Yeah - though I would like to see a thread here with the sales numbers reported occasionally - just to know how it is doing.


----------



## Zoe York (May 12, 2013)

Love "Shorts from the Writer's Cafe" as the subtitle. Carry on.


----------



## swolf (Jun 21, 2010)

EelKat said:


> I got thinking about it and I started thinking the books may need to be even smaller than 100 authors per volume in order for them to have any effect in driving traffic to each author's page, because it will only drive traffic to the pages of the authors who are linked to via the contributor links under the title, and everyone else in the volume will see no increase in traffic/sales at all (hard fact is, readers rarely look up short story authors after reading their story in print, and clicking on the author name link to the Amazon author page, is the only way this anthology will increase sales for any one in the set.)

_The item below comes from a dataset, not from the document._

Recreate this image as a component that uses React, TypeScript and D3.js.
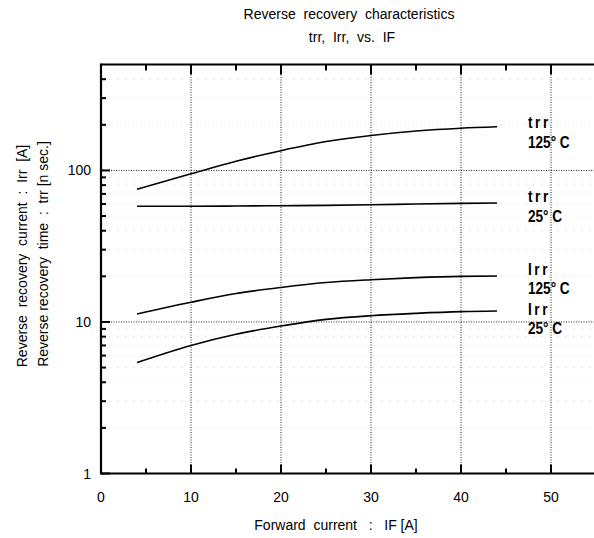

The anthologies I've been in have placed the 10 most popular authors in those slots. The reason being you want more people to read it, and the internal links will allow the readers to further explore the authors of the stories they've enjoyed.


----------



## Cherise (May 13, 2012)

LynnBlackmar said:


> Cherise and Camille have been doing a good job keeping everything organized so far. I dunno if they're willing to handle all of it, but they would get my vote.


It's someone else's turn. I still want to be on the list of contributors, but I am no longer motivated to spend my writing time trying to lead the project.

I was really excited about the potential for getting on the New York Times Bestseller list with this anthology, the way Hugh initially proposed it. He was responding to a joke I made about 9 of us bundling novels and splitting the $4500 fee that some scammer someone was charging for NYT Bestseller list promo.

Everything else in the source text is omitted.